Returning to records of George Perkin, the builder and father of Sir William, we can see that by 1861 George and two of his daughters were visiting Hastings in Surrey on census night. His occupation is of interest to us as he is no longer recorded as a builder, or even a carpenter as he is now a principal of a chemical works. This points to him providing the capital that his son required to commercially exploit the discovery of the aniline dye. William Snr was joined by his older brother, Thomas, in the new business and so by the 1871 census we find that Thomas, who had been a carpenter at the time of the 1851 population count, was now enumerated as a chemical manufacturer employing 80 men.
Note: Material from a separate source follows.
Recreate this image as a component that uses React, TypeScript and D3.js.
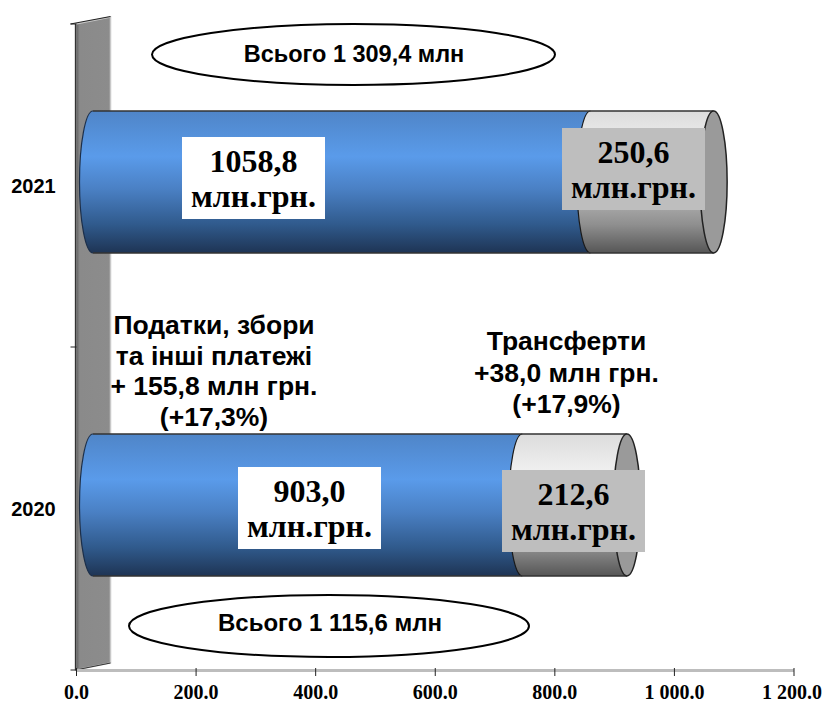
import React from "react";
import * as d3 from "d3";

const years = ["2021", "2020"];
const taxes = [832, 718];
const transfers = [206, 175];
const xTicks = [0, 200, 400, 600, 800, 1000, 1200];
const xTickLabels = ["0.0", "200.0", "400.0", "600.0", "800.0", "1 000.0", "1 200.0"];
const taxLabels = ["1058,8", "903,0"];
const transferLabels = ["250,6", "212,6"];
const unit = "млн.грн.";
const totals = ["Всього 1 309,4 млн", "Всього 1 115,6 млн"];
const taxNote = ["Податки, збори", "та інші платежі", "+ 155,8 млн грн.", "(+17,3%)"];
const transferNote = ["Трансферти", "+38,0 млн грн.", "(+17,9%)"];

const W = 828, H = 704;
const x = d3.scaleLinear().domain([0, 1200]).range([76.5, 794]);
const y = d3.scaleBand<string>().domain(years).range([24, 670]).paddingInner(0).paddingOuter(0);
const DEPTH_X = 16.5, DEPTH_Y = 3.5;
const RX = 13.5, RY = 71;
const SANS = "'Liberation Sans', Arial, sans-serif";
const SERIF = "'Liberation Serif', 'Times New Roman', serif";

const leftBox = [{ x: 182, y: 137 }, { x: 238, y: 467 }];
const rightBox = [{ x: 562, y: 128 }, { x: 502, y: 470 }];
const BW = 143, BH = 82;

function Box({ bx, by, fill, a }: { bx: number; by: number; fill: string; a: string }) {
  return (
    <g>
      <rect x={bx} y={by} width={BW} height={BH} fill={fill} />
      <text x={bx + BW / 2} y={by + 35} textAnchor="middle" fontFamily={SERIF} fontWeight="bold" fontSize={32} fill="#000">{a}</text>
      <text x={bx + BW / 2} y={by + 70} textAnchor="middle" fontFamily={SERIF} fontWeight="bold" fontSize={32} fill="#000">{unit}</text>
    </g>
  );
}

export default function App() {
  const base = x(0);
  return (
    <svg width={W} height={H} style={{ position: "absolute", left: 0, top: 0, background: "#fff" }}>
      <defs>
        <linearGradient id="blue" x1="0" y1="0" x2="0" y2="1">
          <stop offset="0" stopColor="#4f85c8" />
          <stop offset="0.32" stopColor="#5a9bea" />
          <stop offset="0.55" stopColor="#4a80c4" />
          <stop offset="0.8" stopColor="#305a8c" />
          <stop offset="1" stopColor="#1e3454" />
        </linearGradient>
        <linearGradient id="grey" x1="0" y1="0" x2="0" y2="1">
          <stop offset="0" stopColor="#dcdcdc" />
          <stop offset="0.25" stopColor="#efefef" />
          <stop offset="0.55" stopColor="#bdbdbd" />
          <stop offset="0.8" stopColor="#8f8f8f" />
          <stop offset="1" stopColor="#565656" />
        </linearGradient>
        <linearGradient id="wall" x1="0" y1="0" x2="1" y2="0">
          <stop offset="0" stopColor="#555" />
          <stop offset="0.12" stopColor="#8a8a8a" />
          <stop offset="1" stopColor="#8c8c8c" />
        </linearGradient>
      </defs>

      {/* back wall */}
      <path
        d={`M${base - 1},24 L${base + 34},17 L${base + 34},663 L${base - 1},670 Z`}
        fill="url(#wall)"
        stroke="#c8c8c8"
        strokeWidth={1.5}
      />
      <path d={`M${base - 6},24 L${base + 34},16.5`} stroke="#222" strokeWidth={1.2} fill="none" />
      <path d={`M${base - 1},24 V670`} stroke="#333" strokeWidth={1.2} fill="none" />
      <path d={`M${base - 1},670 L${base + 34},663`} stroke="#333" strokeWidth={1} fill="none" />

      {/* axes */}
      <line x1={base} x2={x(1200)} y1={670.5} y2={670.5} stroke="#bdbdbd" strokeWidth={3} />
      {xTicks.map((t, i) => (
        <g key={t}>
          <line x1={x(t)} x2={x(t)} y1={668} y2={676} stroke="#222" strokeWidth={1} />
          <text x={x(t) + (i === xTicks.length - 1 ? -2 : 0)} y={699} textAnchor="middle" fontFamily={SERIF} fontWeight="bold" fontSize={20} fill="#000">{xTickLabels[i]}</text>
        </g>
      ))}
      {[24, 347, 670].map((v) => (
        <line key={v} x1={base - 6} x2={base} y1={v} y2={v} stroke="#222" strokeWidth={1} />
      ))}

      {/* cylinders */}
      {years.map((yr, i) => {
        const mid = (y(yr) as number) + y.bandwidth() / 2;
        const cy = mid - DEPTH_Y;
        const top = cy - RY, bot = cy + RY;
        const x0 = x(taxes[i]) + DEPTH_X;
        const x1 = x(taxes[i] + transfers[i]) + DEPTH_X;
        const start = base + DEPTH_X;
        return (
          <g key={yr}>
            <path
              d={`M${start},${top} A${RX},${RY} 0 0 0 ${start},${bot} L${x1},${bot} L${x1},${top} Z`}
              fill="url(#grey)"
            />
            <path
              d={`M${start},${top} A${RX},${RY} 0 0 0 ${start},${bot} L${x0},${bot} A${RX},${RY} 0 0 1 ${x0},${top} Z`}
              fill="url(#blue)"
            />
            <path d={`M${start},${top} A${RX},${RY} 0 0 0 ${start},${bot}`} fill="none" stroke="#1c2f4a" strokeWidth={1.2} />
            <path d={`M${x0},${top} A${RX},${RY} 0 0 0 ${x0},${bot}`} fill="none" stroke="#1a1a1a" strokeWidth={1.2} />
            <path d={`M${start},${top} H${x1} M${start},${bot} H${x1}`} stroke="#333" strokeWidth={1.3} fill="none" />
            <ellipse cx={x1} cy={cy} rx={RX} ry={RY} fill="#9a9a9a" stroke="#222" strokeWidth={1.5} />
            <text x={33.5} y={mid + 7.5} textAnchor="middle" fontFamily={SANS} fontWeight="bold" fontSize={20} fill="#000">{yr}</text>
            <Box bx={leftBox[i].x} by={leftBox[i].y} fill="#fff" a={taxLabels[i]} />
            <Box bx={rightBox[i].x} by={rightBox[i].y} fill="#bebebe" a={transferLabels[i]} />
          </g>
        );
      })}

      {/* total ellipses */}
      <ellipse cx={353.5} cy={54.5} rx={201.5} ry={30.5} fill="#fff" stroke="#000" strokeWidth={2} />
      <text x={354} y={62} textAnchor="middle" fontFamily={SANS} fontWeight="bold" fontSize={23.5} fill="#000">{totals[0]}</text>
      <ellipse cx={329} cy={626} rx={200} ry={31} fill="#fff" stroke="#000" strokeWidth={2} />
      <text x={330} y={631} textAnchor="middle" fontFamily={SANS} fontWeight="bold" fontSize={24} fill="#000">{totals[1]}</text>

      {/* notes */}
      {taxNote.map((s, i) => (
        <text key={s} x={214} y={334 + i * 30.5} textAnchor="middle" fontFamily={SANS} fontWeight="bold" fontSize={26.5} fill="#000">{s}</text>
      ))}
      {transferNote.map((s, i) => (
        <text key={s} x={566.5} y={350 + i * 31.5} textAnchor="middle" fontFamily={SANS} fontWeight="bold" fontSize={26.5} fill="#000">{s}</text>
      ))}
    </svg>
  );
}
By using the poll books collection on TheGenealogist, we can also find William and Thomas Perkin as persons entitled to vote in the City of London as liverymen of the Worshipful Company of Leathersellers. Their membership of this livery company was as a result of their grandfather, Thomas Perkin, having been a leather worker who had come down to London from Yorkshire. Today the Leathersellers Company website explains that at their headquarters ‘the stair carpet is coloured mauve. This, together with purple walls on the floor below, acts as a reminder that one of the most famous Masters of the Company was Sir William Perkin’.
A search of the occupational records on TheGenealogist includes apprenticeship records taken from the Board of Stamps: Apprenticeship Books at The National Archives (series IR 1). We are able to find a Thomas Perkin apprenticed to Isaac Robert, citizen and leatherseller of London, indentured in 1772 for seven years, with the duty paid on 2 April 1773.
From a Yorkshireman, seeking his fortune in London as an apprentice leatherworker, to his son establishing a prosperous carpentry/builders business in the East End this is a story of a family that sought out opportunity when it presented itself. The Perkins then moved into new pastures when one of their number, while still a teenaged student, recognised the potential of the byproduct of his failed coal-tar experiment and the Perkin family entered into the chemical dyeing industry. From this base the next generation rose up through the academic world by becoming professors of chemistry. Professors William Perkin and Arthur Perkin also followed their father, Sir William, to be awarded Fellowships of the Royal Society (FRS), an honour given only to those who had made a substantial contribution to the improvement of natural knowledge. By using the records on TheGenealogist we have been able to trace a family as over the generations they climbed up through society.